At-Home Tests to Evaluate Cognitive Abilities

As you move forward helping your loved ones as they age, we found some helpful at-home tests that may help you determine if your loved one may need further assessment from a medical professional with respect to their cognitive abilities.

Many of these assessments are available through the Alzheimer’s Association and can be found online.

Here are some that we found that you may do in the privacy of your own home:

Memory Impairment Screen: Test your loved one’s ability to read words and categorize them by category.

The General Practitioner Assessment of Cognition (CPCOG): A quick online assessment to evaluate memory and common knowledge.

AD8 Dementia Screening Interview: This checklist provides you with an opportunity to review some basic day-to-day activities related to thinking and memory and how they may have changed over the course of the past few years.

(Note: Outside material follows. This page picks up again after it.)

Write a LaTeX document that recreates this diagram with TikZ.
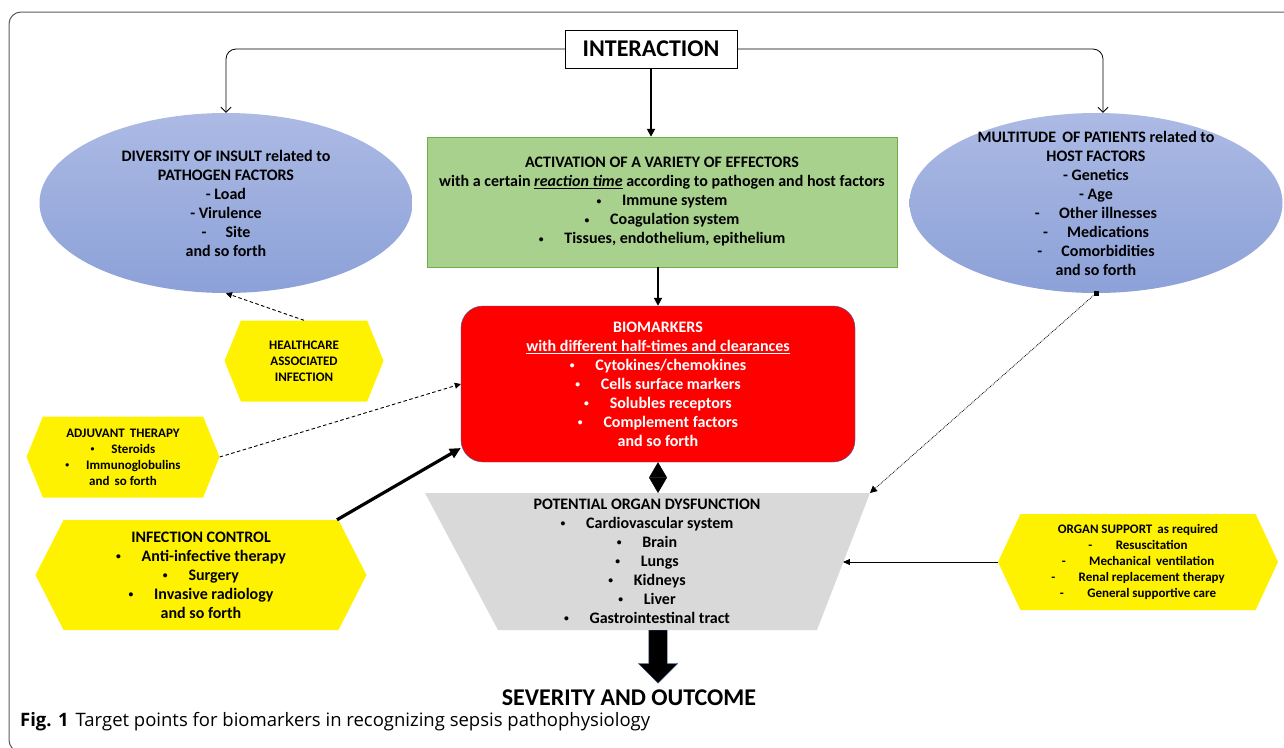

Short Form of the Informant Questionnaire on Cognitive Decline in the Elderly (Short IQCODE): Another checklist for you to review based on your loved one’s cognitive abilities from ten years ago compared to today.

NOTE & DISCLAIMER: The above resources are being shared as a guide only and should not be used to self-diagnose a cognitive impairment. Please use these tests as a benchmark to have a conversation with your loved one and with a health care professional, including your family doctor.

Should you require additional resources, contact your local Alzheimer’s Association or family physician.